____ Record extracts

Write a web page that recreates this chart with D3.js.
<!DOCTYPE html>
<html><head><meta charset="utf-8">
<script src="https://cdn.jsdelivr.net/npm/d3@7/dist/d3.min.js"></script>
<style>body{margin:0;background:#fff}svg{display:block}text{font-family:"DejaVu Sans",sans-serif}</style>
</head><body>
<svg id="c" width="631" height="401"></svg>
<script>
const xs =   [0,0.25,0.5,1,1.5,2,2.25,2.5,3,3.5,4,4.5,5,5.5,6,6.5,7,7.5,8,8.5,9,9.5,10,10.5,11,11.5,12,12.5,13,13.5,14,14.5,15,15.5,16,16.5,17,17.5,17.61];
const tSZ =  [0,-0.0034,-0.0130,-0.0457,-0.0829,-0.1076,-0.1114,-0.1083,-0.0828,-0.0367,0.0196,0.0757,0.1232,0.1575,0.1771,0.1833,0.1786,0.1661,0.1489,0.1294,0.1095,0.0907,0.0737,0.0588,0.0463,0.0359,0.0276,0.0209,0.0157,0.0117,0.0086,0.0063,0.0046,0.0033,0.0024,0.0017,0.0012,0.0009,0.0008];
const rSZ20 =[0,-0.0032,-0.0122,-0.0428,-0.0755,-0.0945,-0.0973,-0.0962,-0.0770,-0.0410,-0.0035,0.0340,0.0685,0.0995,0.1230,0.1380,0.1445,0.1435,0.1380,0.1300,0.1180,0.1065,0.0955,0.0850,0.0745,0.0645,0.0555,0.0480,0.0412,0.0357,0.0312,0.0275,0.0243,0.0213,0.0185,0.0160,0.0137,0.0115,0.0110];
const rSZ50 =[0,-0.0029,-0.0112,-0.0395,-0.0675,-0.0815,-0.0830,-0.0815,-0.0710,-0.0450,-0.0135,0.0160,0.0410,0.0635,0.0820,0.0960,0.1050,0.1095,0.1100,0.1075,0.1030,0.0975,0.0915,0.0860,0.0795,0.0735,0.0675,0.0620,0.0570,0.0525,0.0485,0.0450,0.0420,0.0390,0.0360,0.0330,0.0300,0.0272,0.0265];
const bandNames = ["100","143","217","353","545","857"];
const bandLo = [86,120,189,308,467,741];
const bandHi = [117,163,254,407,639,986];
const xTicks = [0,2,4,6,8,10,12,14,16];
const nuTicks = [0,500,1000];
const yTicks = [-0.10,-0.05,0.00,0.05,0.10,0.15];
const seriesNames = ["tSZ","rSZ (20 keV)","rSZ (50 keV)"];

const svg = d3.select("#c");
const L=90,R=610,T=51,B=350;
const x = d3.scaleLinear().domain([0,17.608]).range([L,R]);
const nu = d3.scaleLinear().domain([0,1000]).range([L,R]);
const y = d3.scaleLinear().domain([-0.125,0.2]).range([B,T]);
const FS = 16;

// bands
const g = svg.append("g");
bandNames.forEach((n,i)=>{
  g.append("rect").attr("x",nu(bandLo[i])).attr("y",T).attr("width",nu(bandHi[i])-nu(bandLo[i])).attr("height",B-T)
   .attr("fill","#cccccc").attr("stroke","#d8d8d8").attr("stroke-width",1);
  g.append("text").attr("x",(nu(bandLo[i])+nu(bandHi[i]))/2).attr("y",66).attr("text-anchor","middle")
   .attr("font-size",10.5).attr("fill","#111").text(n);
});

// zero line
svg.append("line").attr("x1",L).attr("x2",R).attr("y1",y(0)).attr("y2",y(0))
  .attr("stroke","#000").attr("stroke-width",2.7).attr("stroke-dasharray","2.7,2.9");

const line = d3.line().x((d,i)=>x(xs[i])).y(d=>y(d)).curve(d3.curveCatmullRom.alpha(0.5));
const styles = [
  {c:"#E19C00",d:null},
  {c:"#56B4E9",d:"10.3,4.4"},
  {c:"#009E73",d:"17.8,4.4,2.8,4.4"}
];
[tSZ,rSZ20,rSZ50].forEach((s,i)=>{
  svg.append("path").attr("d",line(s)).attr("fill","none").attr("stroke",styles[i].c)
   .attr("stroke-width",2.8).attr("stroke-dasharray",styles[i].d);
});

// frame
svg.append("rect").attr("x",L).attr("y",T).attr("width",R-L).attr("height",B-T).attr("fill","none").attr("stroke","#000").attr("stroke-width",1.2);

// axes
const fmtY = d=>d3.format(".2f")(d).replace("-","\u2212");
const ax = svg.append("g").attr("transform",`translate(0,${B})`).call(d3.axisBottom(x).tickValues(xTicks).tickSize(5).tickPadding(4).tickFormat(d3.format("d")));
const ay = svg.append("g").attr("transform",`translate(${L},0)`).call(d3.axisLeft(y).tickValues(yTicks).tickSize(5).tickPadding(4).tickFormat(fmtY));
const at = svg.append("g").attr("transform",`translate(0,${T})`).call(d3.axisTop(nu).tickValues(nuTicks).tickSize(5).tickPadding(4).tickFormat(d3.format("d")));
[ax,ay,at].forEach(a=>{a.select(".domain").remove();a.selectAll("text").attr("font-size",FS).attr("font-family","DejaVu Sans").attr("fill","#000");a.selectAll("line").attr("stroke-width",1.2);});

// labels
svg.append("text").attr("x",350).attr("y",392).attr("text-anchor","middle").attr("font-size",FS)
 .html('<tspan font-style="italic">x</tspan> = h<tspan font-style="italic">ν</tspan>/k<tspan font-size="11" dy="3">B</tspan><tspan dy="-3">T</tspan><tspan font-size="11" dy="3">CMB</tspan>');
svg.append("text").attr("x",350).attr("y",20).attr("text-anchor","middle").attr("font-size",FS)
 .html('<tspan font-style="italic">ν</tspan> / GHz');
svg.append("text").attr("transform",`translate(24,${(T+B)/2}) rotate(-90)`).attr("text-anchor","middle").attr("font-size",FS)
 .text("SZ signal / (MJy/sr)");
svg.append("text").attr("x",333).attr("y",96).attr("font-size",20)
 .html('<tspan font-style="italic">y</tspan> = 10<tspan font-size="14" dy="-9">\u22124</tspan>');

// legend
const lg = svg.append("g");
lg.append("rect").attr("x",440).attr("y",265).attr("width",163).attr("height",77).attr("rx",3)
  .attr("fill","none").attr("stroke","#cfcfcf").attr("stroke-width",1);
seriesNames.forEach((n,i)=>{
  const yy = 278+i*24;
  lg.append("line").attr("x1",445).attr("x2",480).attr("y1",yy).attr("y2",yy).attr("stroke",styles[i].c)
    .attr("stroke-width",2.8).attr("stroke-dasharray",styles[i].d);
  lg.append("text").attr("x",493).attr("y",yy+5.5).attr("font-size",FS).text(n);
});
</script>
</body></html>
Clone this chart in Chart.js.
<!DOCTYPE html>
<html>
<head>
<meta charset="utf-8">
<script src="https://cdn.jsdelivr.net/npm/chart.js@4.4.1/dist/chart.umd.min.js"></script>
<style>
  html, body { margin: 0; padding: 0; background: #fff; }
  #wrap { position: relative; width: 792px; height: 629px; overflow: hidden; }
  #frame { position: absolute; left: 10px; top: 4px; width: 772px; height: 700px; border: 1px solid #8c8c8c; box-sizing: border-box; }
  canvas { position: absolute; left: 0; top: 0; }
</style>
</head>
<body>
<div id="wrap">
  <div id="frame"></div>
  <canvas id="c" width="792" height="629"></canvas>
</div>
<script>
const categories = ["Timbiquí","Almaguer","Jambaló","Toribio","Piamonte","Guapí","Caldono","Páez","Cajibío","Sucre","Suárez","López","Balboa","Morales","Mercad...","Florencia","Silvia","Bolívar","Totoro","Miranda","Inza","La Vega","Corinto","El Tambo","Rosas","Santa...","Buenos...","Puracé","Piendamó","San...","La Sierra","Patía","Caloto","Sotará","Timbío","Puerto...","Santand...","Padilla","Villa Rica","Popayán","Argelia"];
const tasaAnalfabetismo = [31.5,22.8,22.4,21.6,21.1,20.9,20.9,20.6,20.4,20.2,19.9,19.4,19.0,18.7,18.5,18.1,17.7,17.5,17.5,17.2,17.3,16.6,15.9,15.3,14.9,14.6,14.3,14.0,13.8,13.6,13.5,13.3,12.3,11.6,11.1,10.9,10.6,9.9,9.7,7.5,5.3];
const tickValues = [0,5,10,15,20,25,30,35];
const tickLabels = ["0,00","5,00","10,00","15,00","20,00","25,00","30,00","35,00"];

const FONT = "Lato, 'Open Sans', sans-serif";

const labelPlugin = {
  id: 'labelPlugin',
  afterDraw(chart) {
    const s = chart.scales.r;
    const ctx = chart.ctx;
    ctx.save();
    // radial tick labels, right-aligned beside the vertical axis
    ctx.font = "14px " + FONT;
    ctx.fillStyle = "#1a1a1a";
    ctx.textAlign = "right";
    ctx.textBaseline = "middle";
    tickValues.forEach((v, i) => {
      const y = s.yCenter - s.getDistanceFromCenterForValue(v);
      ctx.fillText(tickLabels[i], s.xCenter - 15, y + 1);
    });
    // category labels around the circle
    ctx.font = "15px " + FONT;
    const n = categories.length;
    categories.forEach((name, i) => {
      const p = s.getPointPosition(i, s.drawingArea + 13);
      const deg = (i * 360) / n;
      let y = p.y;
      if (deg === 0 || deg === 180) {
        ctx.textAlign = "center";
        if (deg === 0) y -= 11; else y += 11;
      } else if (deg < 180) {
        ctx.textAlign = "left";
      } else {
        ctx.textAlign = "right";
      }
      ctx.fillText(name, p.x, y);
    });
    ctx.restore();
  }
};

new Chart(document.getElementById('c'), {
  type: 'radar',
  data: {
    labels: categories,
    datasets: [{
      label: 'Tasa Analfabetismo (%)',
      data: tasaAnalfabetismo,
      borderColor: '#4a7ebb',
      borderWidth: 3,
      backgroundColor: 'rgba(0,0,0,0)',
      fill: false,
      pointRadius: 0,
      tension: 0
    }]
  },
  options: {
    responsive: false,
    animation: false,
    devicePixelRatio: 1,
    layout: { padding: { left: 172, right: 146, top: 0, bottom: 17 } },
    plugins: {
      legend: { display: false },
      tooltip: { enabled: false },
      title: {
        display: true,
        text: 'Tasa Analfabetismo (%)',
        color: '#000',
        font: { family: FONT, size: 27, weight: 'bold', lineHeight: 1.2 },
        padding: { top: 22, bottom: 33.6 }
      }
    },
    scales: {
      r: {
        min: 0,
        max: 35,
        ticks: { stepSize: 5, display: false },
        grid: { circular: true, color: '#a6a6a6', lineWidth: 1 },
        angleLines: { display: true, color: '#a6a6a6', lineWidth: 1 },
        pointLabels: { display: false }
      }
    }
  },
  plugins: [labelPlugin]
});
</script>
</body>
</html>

________

## Your task
Return nothing but the lines from the first line of the listing through the line with "const FS = 16;", please, keeping every one of them unchanged.

## Exercise answer
Write a web page that recreates this chart with D3.js.
<!DOCTYPE html>
<html><head><meta charset="utf-8">
<script src="https://cdn.jsdelivr.net/npm/d3@7/dist/d3.min.js"></script>
<style>body{margin:0;background:#fff}svg{display:block}text{font-family:"DejaVu Sans",sans-serif}</style>
</head><body>
<svg id="c" width="631" height="401"></svg>
<script>
const xs =   [0,0.25,0.5,1,1.5,2,2.25,2.5,3,3.5,4,4.5,5,5.5,6,6.5,7,7.5,8,8.5,9,9.5,10,10.5,11,11.5,12,12.5,13,13.5,14,14.5,15,15.5,16,16.5,17,17.5,17.61];
const tSZ =  [0,-0.0034,-0.0130,-0.0457,-0.0829,-0.1076,-0.1114,-0.1083,-0.0828,-0.0367,0.0196,0.0757,0.1232,0.1575,0.1771,0.1833,0.1786,0.1661,0.1489,0.1294,0.1095,0.0907,0.0737,0.0588,0.0463,0.0359,0.0276,0.0209,0.0157,0.0117,0.0086,0.0063,0.0046,0.0033,0.0024,0.0017,0.0012,0.0009,0.0008];
const rSZ20 =[0,-0.0032,-0.0122,-0.0428,-0.0755,-0.0945,-0.0973,-0.0962,-0.0770,-0.0410,-0.0035,0.0340,0.0685,0.0995,0.1230,0.1380,0.1445,0.1435,0.1380,0.1300,0.1180,0.1065,0.0955,0.0850,0.0745,0.0645,0.0555,0.0480,0.0412,0.0357,0.0312,0.0275,0.0243,0.0213,0.0185,0.0160,0.0137,0.0115,0.0110];
const rSZ50 =[0,-0.0029,-0.0112,-0.0395,-0.0675,-0.0815,-0.0830,-0.0815,-0.0710,-0.0450,-0.0135,0.0160,0.0410,0.0635,0.0820,0.0960,0.1050,0.1095,0.1100,0.1075,0.1030,0.0975,0.0915,0.0860,0.0795,0.0735,0.0675,0.0620,0.0570,0.0525,0.0485,0.0450,0.0420,0.0390,0.0360,0.0330,0.0300,0.0272,0.0265];
const bandNames = ["100","143","217","353","545","857"];
const bandLo = [86,120,189,308,467,741];
const bandHi = [117,163,254,407,639,986];
const xTicks = [0,2,4,6,8,10,12,14,16];
const nuTicks = [0,500,1000];
const yTicks = [-0.10,-0.05,0.00,0.05,0.10,0.15];
const seriesNames = ["tSZ","rSZ (20 keV)","rSZ (50 keV)"];

const svg = d3.select("#c");
const L=90,R=610,T=51,B=350;
const x = d3.scaleLinear().domain([0,17.608]).range([L,R]);
const nu = d3.scaleLinear().domain([0,1000]).range([L,R]);
const y = d3.scaleLinear().domain([-0.125,0.2]).range([B,T]);
const FS = 16;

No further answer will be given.